Despite an extensive history of research, to date no model has been found that would provide a full prediction of the flow at the porous media interface, given the characteristics of the porous media and the flow conditions.
The goal of this research is to examine a possible solution to the problem of laminar flow in the border region, between free flow and flow in porous media. The research hypothesis postulates that by using a PIV (Particle Imager Velocimetry) system and a numerical solution, it will be possible to determine the flow field both above and within the porous medium.
The research includes a theoretical development of the average flow equations, experiments and numerical solutions that were used to predict the micro-scale flow field and a comparison between the micro-scale flow field and a solution of the Modified Brinkman Equation (MBE), which was developed during the course of this research.

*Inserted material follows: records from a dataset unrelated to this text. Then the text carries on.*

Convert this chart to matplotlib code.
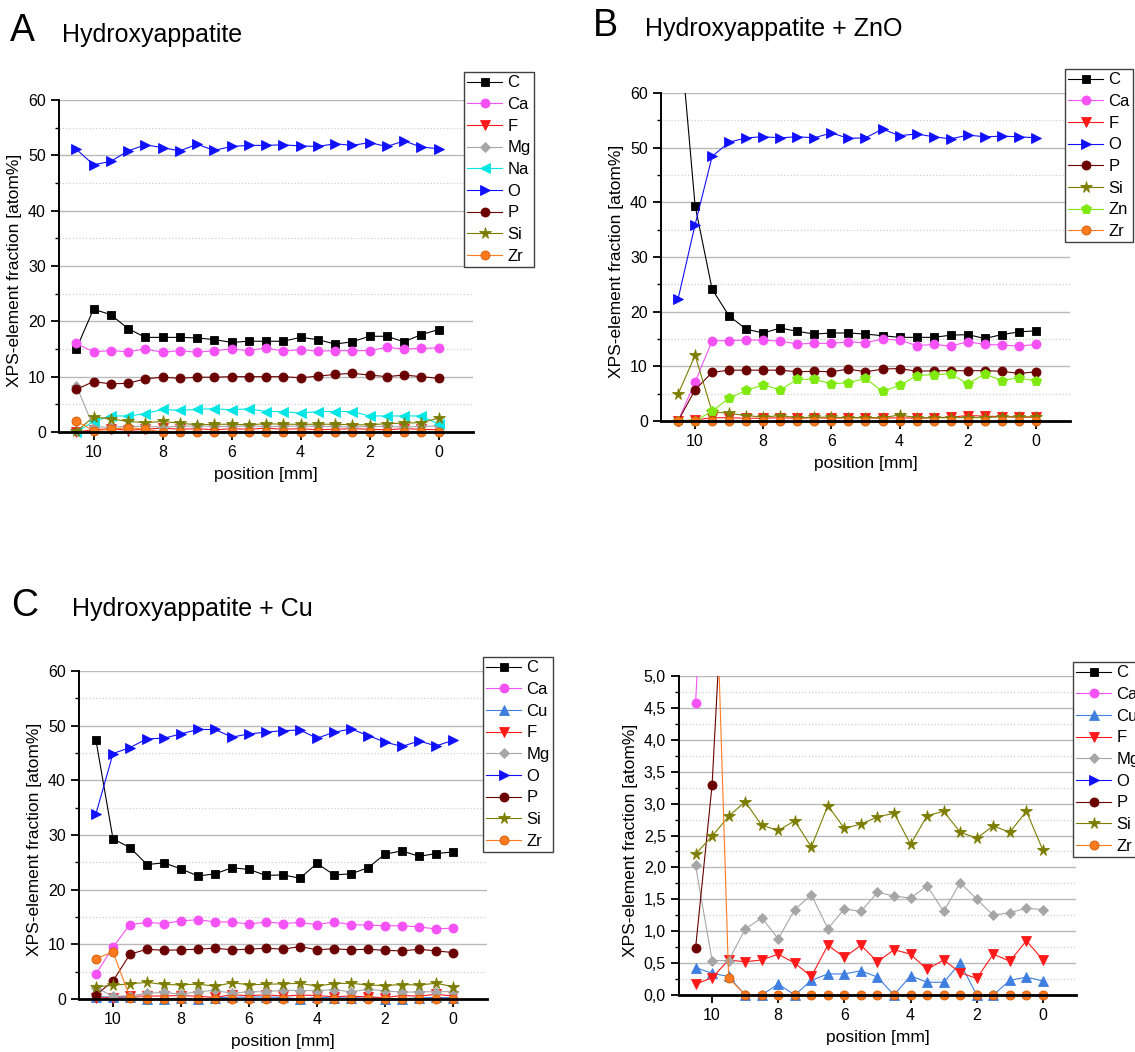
import numpy as np
import matplotlib
matplotlib.use('Agg')
from matplotlib import pyplot as plt
from matplotlib.ticker import MultipleLocator, FuncFormatter

plt.rcParams['font.family'] = ['Liberation Sans', 'DejaVu Sans']

W, H = 1135, 1052

# measurement positions [mm]
pos = [10.5, 10, 9.5, 9, 8.5, 8, 7.5, 7, 6.5, 6, 5.5, 5, 4.5, 4, 3.5, 3, 2.5, 2, 1.5, 1, 0.5, 0]

# A: Hydroxyappatite
a_C = [15.0, 22.2, 21.2, 18.7, 17.1, 17.1, 17.1, 17.0, 16.7, 16.2, 16.4, 16.4, 16.4, 17.1, 16.7, 15.9, 16.3, 17.3, 17.3, 16.3, 17.6, 18.5]
a_Ca = [16.0, 14.5, 14.7, 14.5, 15.0, 14.4, 14.7, 14.4, 14.7, 15.0, 14.7, 15.2, 14.6, 14.9, 14.6, 14.7, 14.7, 14.7, 15.3, 15.0, 15.1, 15.2]
a_F = [0.0, 0.4, 0.6, 0.3, 0.5, 0.7, 0.5, 0.6, 0.4, 0.6, 0.5, 0.7, 0.5, 0.6, 0.4, 0.5, 0.6, 0.5, 0.4, 0.6, 0.5, 0.4]
a_Mg = [8.4, 0.9, 0.9, 1.0, 1.0, 0.9, 1.0, 1.1, 1.0, 1.0, 1.1, 1.0, 1.0, 1.1, 1.0, 1.0, 0.9, 1.0, 1.0, 0.9, 1.0, 1.1]
a_Na = [0.0, 1.9, 2.9, 2.9, 3.3, 4.1, 3.9, 4.1, 4.2, 4.0, 4.2, 3.7, 3.7, 3.4, 3.7, 3.7, 3.7, 2.9, 2.9, 2.9, 2.9, 1.4]
a_O = [51.1, 48.3, 48.9, 50.8, 51.9, 51.4, 50.8, 52.0, 50.9, 51.6, 51.8, 51.8, 51.9, 51.7, 51.6, 52.1, 51.8, 52.3, 51.6, 52.6, 51.5, 51.2]
a_P = [7.7, 9.1, 8.7, 8.8, 9.6, 9.9, 9.7, 9.9, 9.9, 10.0, 10.0, 10.0, 10.0, 9.8, 10.1, 10.4, 10.6, 10.3, 10.0, 10.3, 10.0, 9.7]
a_Si = [0.1, 2.7, 2.4, 1.9, 1.7, 1.9, 1.6, 1.3, 1.4, 1.4, 1.3, 1.5, 1.4, 1.4, 1.4, 1.4, 1.3, 1.3, 1.5, 1.6, 1.7, 2.5]
a_Zr = [2.0, 0.2, 0.5, 0.8, 0.5, 0, 0, 0, 0, 0, 0, 0, 0, 0, 0, 0, 0, 0, 0, 0, 0, 0]

# B: Hydroxyappatite + ZnO
b_C = [75.0, 39.4, 24.1, 19.2, 16.8, 16.1, 17.0, 16.4, 15.9, 16.1, 16.1, 15.9, 15.6, 15.3, 15.3, 15.3, 15.7, 15.8, 15.1, 15.8, 16.3, 16.5]
b_Ca = [0.0, 7.1, 14.7, 14.7, 14.8, 14.8, 14.6, 14.1, 14.2, 14.2, 14.5, 14.3, 15.0, 14.8, 13.8, 14.0, 13.7, 14.5, 14.0, 13.9, 13.7, 14.0]
b_F = [0.0, 0.2, 0.6, 0.6, 0.5, 0.5, 0.6, 0.5, 0.6, 0.5, 0.6, 0.6, 0.5, 0.6, 0.5, 0.6, 0.7, 1.0, 0.9, 0.8, 0.7, 0.7]
b_O = [22.3, 35.9, 48.4, 51.0, 51.8, 52.0, 51.8, 52.0, 51.8, 52.7, 51.7, 51.8, 53.4, 52.2, 52.5, 52.0, 51.6, 52.3, 52.0, 52.1, 52.0, 51.8]
b_P = [0.0, 5.7, 8.9, 9.3, 9.3, 9.3, 9.3, 9.0, 9.1, 9.0, 9.5, 9.0, 9.5, 9.6, 9.1, 9.2, 9.2, 9.2, 9.2, 9.1, 8.7, 9.0]
b_Si = [4.9, 12.0, 1.7, 1.4, 1.0, 0.7, 1.0, 0.6, 0.7, 0.7, 0.6, 0.6, 0.6, 1.1, 0.6, 0.6, 0.6, 0.6, 0.6, 0.8, 0.7, 0.8]
b_Zn = [0.0, 0.0, 1.8, 4.2, 5.6, 6.6, 5.7, 7.6, 7.6, 6.8, 7.0, 7.8, 5.4, 6.5, 8.3, 8.5, 8.6, 6.8, 8.6, 7.4, 7.9, 7.3]
b_Zr = [0, 0, 0, 0, 0, 0, 0, 0, 0, 0, 0, 0, 0, 0, 0, 0, 0, 0, 0, 0, 0, 0]

# C / D: Hydroxyappatite + Cu (D is a zoom of the same data)
c_C = [47.3, 29.3, 27.7, 24.6, 24.9, 23.8, 22.5, 22.9, 24.0, 23.7, 22.6, 22.7, 22.1, 24.8, 22.7, 22.9, 24.0, 26.5, 27.1, 26.1, 26.6, 26.9]
c_Ca = [4.57, 9.5, 13.6, 14.0, 13.8, 14.3, 14.5, 14.1, 14.1, 13.7, 14.1, 13.8, 14.0, 13.6, 14.1, 13.6, 13.5, 13.4, 13.4, 13.2, 12.8, 13.0]
c_Cu = [0.43, 0.34, 0.29, 0, 0, 0.17, 0, 0.23, 0.33, 0.33, 0.38, 0.28, 0, 0.30, 0.20, 0.20, 0.50, 0, 0, 0.23, 0.28, 0.22]
c_F = [0.17, 0.27, 0.55, 0.52, 0.55, 0.64, 0.50, 0.29, 0.78, 0.59, 0.78, 0.52, 0.71, 0.64, 0.40, 0.55, 0.35, 0.26, 0.64, 0.53, 0.85, 0.55]
c_Mg = [2.03, 0.54, 0.54, 1.03, 1.21, 0.88, 1.34, 1.57, 1.04, 1.35, 1.31, 1.61, 1.55, 1.52, 1.71, 1.31, 1.76, 1.50, 1.25, 1.29, 1.36, 1.34]
c_O = [33.9, 44.9, 46.0, 47.6, 47.7, 48.5, 49.3, 49.3, 47.9, 48.5, 48.8, 49.1, 49.2, 47.7, 48.8, 49.4, 48.2, 47.0, 46.2, 47.2, 46.3, 47.3]
c_P = [0.73, 3.29, 8.2, 9.1, 8.9, 9.0, 9.1, 9.3, 9.0, 9.1, 9.3, 9.1, 9.6, 9.0, 9.2, 9.0, 9.1, 8.9, 8.8, 9.1, 8.8, 8.5]
c_Si = [2.21, 2.49, 2.80, 3.03, 2.66, 2.58, 2.73, 2.32, 2.97, 2.61, 2.68, 2.79, 2.85, 2.36, 2.81, 2.88, 2.55, 2.46, 2.65, 2.55, 2.88, 2.27]
c_Zr = [7.4, 8.6, 0.27, 0, 0, 0, 0, 0, 0, 0, 0, 0, 0, 0, 0, 0, 0, 0, 0, 0, 0, 0]

styles = {
    'C':  dict(marker='s', color='black', ms=6),
    'Ca': dict(marker='o', color='#f552f5', ms=6.5),
    'Cu': dict(marker='^', color='#3f7fe0', ms=6.5),
    'F':  dict(marker='v', color='#ff1a1a', ms=6.5),
    'Mg': dict(marker='D', color='#a6a6a6', ms=5),
    'Na': dict(marker='<', color='#00e5e5', ms=7),
    'O':  dict(marker='>', color='#1010ff', ms=7),
    'P':  dict(marker='o', color='#6a0000', ms=6.5),
    'Si': dict(marker='*', color='#7d7d00', ms=8.5),
    'Zn': dict(marker='p', color='#80ea10', ms=7.5),
    'Zr': dict(marker='o', color='#ff7a1f', ms=6.5),
}


def make_axes(left, right, top_px, ytop, zero_px, ymin):
    scale = (zero_px - top_px) / ytop
    bottom_px = zero_px - ymin * scale
    ax = fig.add_axes([left / W, 1 - bottom_px / H, (right - left) / W, (bottom_px - top_px) / H])
    ax.set_xlim(11, -1)
    ax.set_ylim(ymin, ytop)
    return ax


def style(ax, ytop, major, minor):
    for s in ['top', 'right']:
        ax.spines[s].set_visible(False)
    ax.spines['bottom'].set_position(('data', 0))
    ax.spines['bottom'].set_linewidth(2)
    ax.spines['left'].set_linewidth(1.4)
    ax.spines['left'].set_bounds(0, ytop)
    ax.set_xticks([10, 8, 6, 4, 2, 0])
    ax.set_xticks([9, 7, 5, 3, 1], minor=True)
    ax.yaxis.set_major_locator(MultipleLocator(major))
    ax.yaxis.set_minor_locator(MultipleLocator(minor))
    ax.tick_params(which='major', direction='out', length=6, width=1.3, labelsize=11.5)
    ax.tick_params(which='minor', direction='out', length=3, width=1)
    ax.grid(axis='y', which='major', color='#b9b9b9', lw=1)
    ax.grid(axis='y', which='minor', color='#cfcfcf', ls=':', lw=0.9)
    ax.set_axisbelow(True)
    ax.set_xlabel('position [mm]', fontsize=12.5, labelpad=5)
    ax.set_ylabel('XPS-element fraction [atom%]', fontsize=12.5)


def draw(ax, series, leg_x, leg_y):
    for name, vals in series:
        st = styles[name]
        ec = '#d05a00' if name == 'Zr' else st['color']
        ax.plot(pos, vals, color=st['color'], lw=0.8, marker=st['marker'], ms=st['ms'],
                markerfacecolor=st['color'], markeredgecolor=ec, markeredgewidth=0.6, label=name)
    leg = ax.legend(loc='upper left', bbox_to_anchor=(leg_x / W, 1 - leg_y / H),
                    bbox_transform=fig.transFigure, fontsize=12, frameon=True, fancybox=False,
                    edgecolor='#404040', framealpha=1, handlelength=2.1, handletextpad=0.3,
                    labelspacing=0.4, borderpad=0.2, borderaxespad=0)
    leg.get_frame().set_linewidth(1)


fig = plt.figure(figsize=(W / 100, H / 100), dpi=100)

# A
ax = make_axes(59, 473, 100, 60, 432, -1.6)
style(ax, 60, 10, 5)
draw(ax, [('C', a_C), ('Ca', a_Ca), ('F', a_F), ('Mg', a_Mg), ('Na', a_Na), ('O', a_O),
          ('P', a_P), ('Si', a_Si), ('Zr', a_Zr)], 464, 72)

# B
ax = make_axes(661, 1070, 93, 60, 421, -1.6)
style(ax, 60, 10, 5)
draw(ax, [('C', b_C), ('Ca', b_Ca), ('F', b_F), ('O', b_O), ('P', b_P), ('Si', b_Si),
          ('Zn', b_Zn), ('Zr', b_Zr)], 1065, 69)

# C
c_series = [('C', c_C), ('Ca', c_Ca), ('Cu', c_Cu), ('F', c_F), ('Mg', c_Mg), ('O', c_O),
            ('P', c_P), ('Si', c_Si), ('Zr', c_Zr)]
ax = make_axes(79, 487, 671, 60, 999, -1.6)
style(ax, 60, 10, 5)
draw(ax, c_series, 483, 657)

# D (zoom of C)
ax = make_axes(679, 1076, 676, 5.0, 995, -0.14)
style(ax, 5.0, 0.5, 0.25)
ax.yaxis.set_major_formatter(FuncFormatter(lambda v, p: f'{v:.1f}'.replace('.', ',')))
draw(ax, c_series, 1073, 662)

# panel labels and titles
fig.text(10 / W, 1 - 41 / H, 'A', fontsize=27, va='baseline')
fig.text(62 / W, 1 - 42 / H, 'Hydroxyappatite', fontsize=18, va='baseline')
fig.text(593 / W, 1 - 36 / H, 'B', fontsize=27, va='baseline')
fig.text(645 / W, 1 - 36 / H, 'Hydroxyappatite + ZnO', fontsize=18, va='baseline')
fig.text(11 / W, 1 - 616 / H, 'C', fontsize=27, va='baseline')
fig.text(72 / W, 1 - 616 / H, 'Hydroxyappatite + Cu', fontsize=18, va='baseline')

fig.savefig('out.png', dpi=100)
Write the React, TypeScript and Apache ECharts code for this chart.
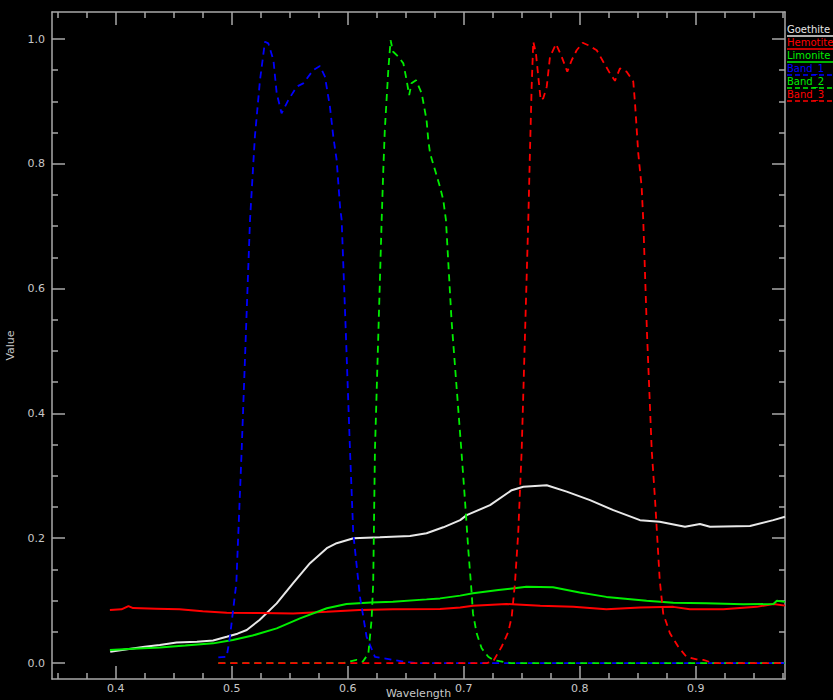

The porous medium physical model was developed based on a Canton Taylor Brush configuration. This configuration simplifies the interface problem, since the micro-scale flow field inside the porous media is unidirectional, symmetric, and fully developed. PIV measurements showed that the Stokes equation provides an accurate prediction of the flow field at the microscopic level. This conclusion was found to be correct with regard to the laminar flow conditions examined during this study.
The research found that the MBE solution depends on the height of the representative elementary volume, HREV. For a correct value of HREV the MBE predicts well the average velocities both above and within the porous medium, given that flow is laminar, that the porous medium is composed of an array of parallel grooves, and that the fluid viscosity, pressure gradient and water level above the porous medium are known.